◆ **Exercise goal**
Leave out the images and repeat the listing below without a single change.
++++++++++++++++++++
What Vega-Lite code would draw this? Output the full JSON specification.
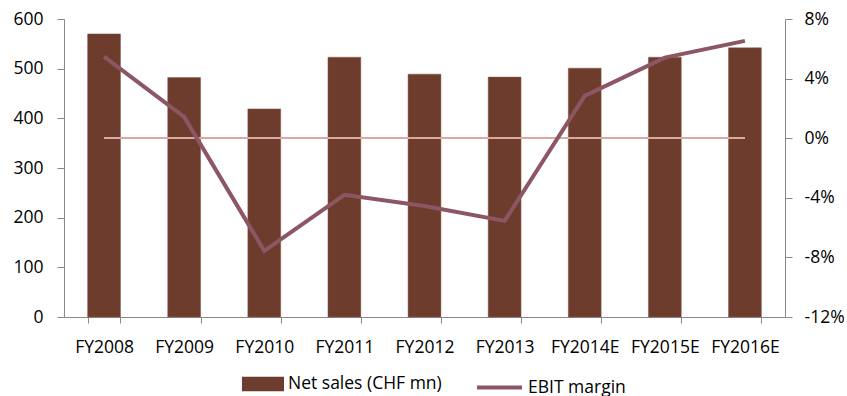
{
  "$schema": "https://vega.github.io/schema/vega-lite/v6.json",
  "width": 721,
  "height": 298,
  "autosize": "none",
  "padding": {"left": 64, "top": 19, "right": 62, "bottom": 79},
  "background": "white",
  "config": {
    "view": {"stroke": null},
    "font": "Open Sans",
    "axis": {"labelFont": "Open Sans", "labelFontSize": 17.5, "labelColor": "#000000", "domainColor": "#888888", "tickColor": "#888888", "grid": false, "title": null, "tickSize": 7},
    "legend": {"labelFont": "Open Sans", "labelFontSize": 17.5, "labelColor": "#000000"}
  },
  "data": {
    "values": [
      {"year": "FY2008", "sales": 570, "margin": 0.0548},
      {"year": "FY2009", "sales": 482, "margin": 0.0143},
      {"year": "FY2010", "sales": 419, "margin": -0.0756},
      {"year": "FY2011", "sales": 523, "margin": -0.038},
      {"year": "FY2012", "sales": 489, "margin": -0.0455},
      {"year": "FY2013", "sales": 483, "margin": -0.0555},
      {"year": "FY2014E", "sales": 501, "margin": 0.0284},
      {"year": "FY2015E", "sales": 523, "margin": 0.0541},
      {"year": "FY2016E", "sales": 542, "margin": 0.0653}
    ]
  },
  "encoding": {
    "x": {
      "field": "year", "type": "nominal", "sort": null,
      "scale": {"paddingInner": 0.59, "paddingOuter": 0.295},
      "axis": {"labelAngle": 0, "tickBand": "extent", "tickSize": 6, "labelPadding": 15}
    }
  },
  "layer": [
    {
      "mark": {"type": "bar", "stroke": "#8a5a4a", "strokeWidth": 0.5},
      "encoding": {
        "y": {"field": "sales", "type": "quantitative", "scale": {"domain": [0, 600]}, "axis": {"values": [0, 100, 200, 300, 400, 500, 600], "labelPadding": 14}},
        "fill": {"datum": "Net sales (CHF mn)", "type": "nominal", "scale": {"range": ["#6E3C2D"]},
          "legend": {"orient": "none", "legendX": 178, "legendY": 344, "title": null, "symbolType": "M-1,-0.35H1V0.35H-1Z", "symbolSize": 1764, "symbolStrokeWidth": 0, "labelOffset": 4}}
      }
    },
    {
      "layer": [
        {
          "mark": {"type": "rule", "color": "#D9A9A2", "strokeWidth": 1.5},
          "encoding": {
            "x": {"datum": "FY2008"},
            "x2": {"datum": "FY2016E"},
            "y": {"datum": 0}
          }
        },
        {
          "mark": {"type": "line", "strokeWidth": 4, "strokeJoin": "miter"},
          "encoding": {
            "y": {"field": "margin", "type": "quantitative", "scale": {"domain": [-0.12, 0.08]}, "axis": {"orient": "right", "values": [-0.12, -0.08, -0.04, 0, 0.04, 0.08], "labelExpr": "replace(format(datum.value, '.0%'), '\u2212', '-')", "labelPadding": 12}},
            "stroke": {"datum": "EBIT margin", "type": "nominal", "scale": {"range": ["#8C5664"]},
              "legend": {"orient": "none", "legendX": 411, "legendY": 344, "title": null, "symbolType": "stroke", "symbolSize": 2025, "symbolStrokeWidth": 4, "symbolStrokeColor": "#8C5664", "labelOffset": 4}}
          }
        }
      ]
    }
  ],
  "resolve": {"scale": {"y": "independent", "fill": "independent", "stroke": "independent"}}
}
++++++++++++++++++++
◆ **Written solution**
What Vega-Lite code would draw this? Output the full JSON specification.
{
  "$schema": "https://vega.github.io/schema/vega-lite/v6.json",
  "width": 721,
  "height": 298,
  "autosize": "none",
  "padding": {"left": 64, "top": 19, "right": 62, "bottom": 79},
  "background": "white",
  "config": {
    "view": {"stroke": null},
    "font": "Open Sans",
    "axis": {"labelFont": "Open Sans", "labelFontSize": 17.5, "labelColor": "#000000", "domainColor": "#888888", "tickColor": "#888888", "grid": false, "title": null, "tickSize": 7},
    "legend": {"labelFont": "Open Sans", "labelFontSize": 17.5, "labelColor": "#000000"}
  },
  "data": {
    "values": [
      {"year": "FY2008", "sales": 570, "margin": 0.0548},
      {"year": "FY2009", "sales": 482, "margin": 0.0143},
      {"year": "FY2010", "sales": 419, "margin": -0.0756},
      {"year": "FY2011", "sales": 523, "margin": -0.038},
      {"year": "FY2012", "sales": 489, "margin": -0.0455},
      {"year": "FY2013", "sales": 483, "margin": -0.0555},
      {"year": "FY2014E", "sales": 501, "margin": 0.0284},
      {"year": "FY2015E", "sales": 523, "margin": 0.0541},
      {"year": "FY2016E", "sales": 542, "margin": 0.0653}
    ]
  },
  "encoding": {
    "x": {
      "field": "year", "type": "nominal", "sort": null,
      "scale": {"paddingInner": 0.59, "paddingOuter": 0.295},
      "axis": {"labelAngle": 0, "tickBand": "extent", "tickSize": 6, "labelPadding": 15}
    }
  },
  "layer": [
    {
      "mark": {"type": "bar", "stroke": "#8a5a4a", "strokeWidth": 0.5},
      "encoding": {
        "y": {"field": "sales", "type": "quantitative", "scale": {"domain": [0, 600]}, "axis": {"values": [0, 100, 200, 300, 400, 500, 600], "labelPadding": 14}},
        "fill": {"datum": "Net sales (CHF mn)", "type": "nominal", "scale": {"range": ["#6E3C2D"]},
          "legend": {"orient": "none", "legendX": 178, "legendY": 344, "title": null, "symbolType": "M-1,-0.35H1V0.35H-1Z", "symbolSize": 1764, "symbolStrokeWidth": 0, "labelOffset": 4}}
      }
    },
    {
      "layer": [
        {
          "mark": {"type": "rule", "color": "#D9A9A2", "strokeWidth": 1.5},
          "encoding": {
            "x": {"datum": "FY2008"},
            "x2": {"datum": "FY2016E"},
            "y": {"datum": 0}
          }
        },
        {
          "mark": {"type": "line", "strokeWidth": 4, "strokeJoin": "miter"},
          "encoding": {
            "y": {"field": "margin", "type": "quantitative", "scale": {"domain": [-0.12, 0.08]}, "axis": {"orient": "right", "values": [-0.12, -0.08, -0.04, 0, 0.04, 0.08], "labelExpr": "replace(format(datum.value, '.0%'), '\u2212', '-')", "labelPadding": 12}},
            "stroke": {"datum": "EBIT margin", "type": "nominal", "scale": {"range": ["#8C5664"]},
              "legend": {"orient": "none", "legendX": 411, "legendY": 344, "title": null, "symbolType": "stroke", "symbolSize": 2025, "symbolStrokeWidth": 4, "symbolStrokeColor": "#8C5664", "labelOffset": 4}}
          }
        }
      ]
    }
  ],
  "resolve": {"scale": {"y": "independent", "fill": "independent", "stroke": "independent"}}
}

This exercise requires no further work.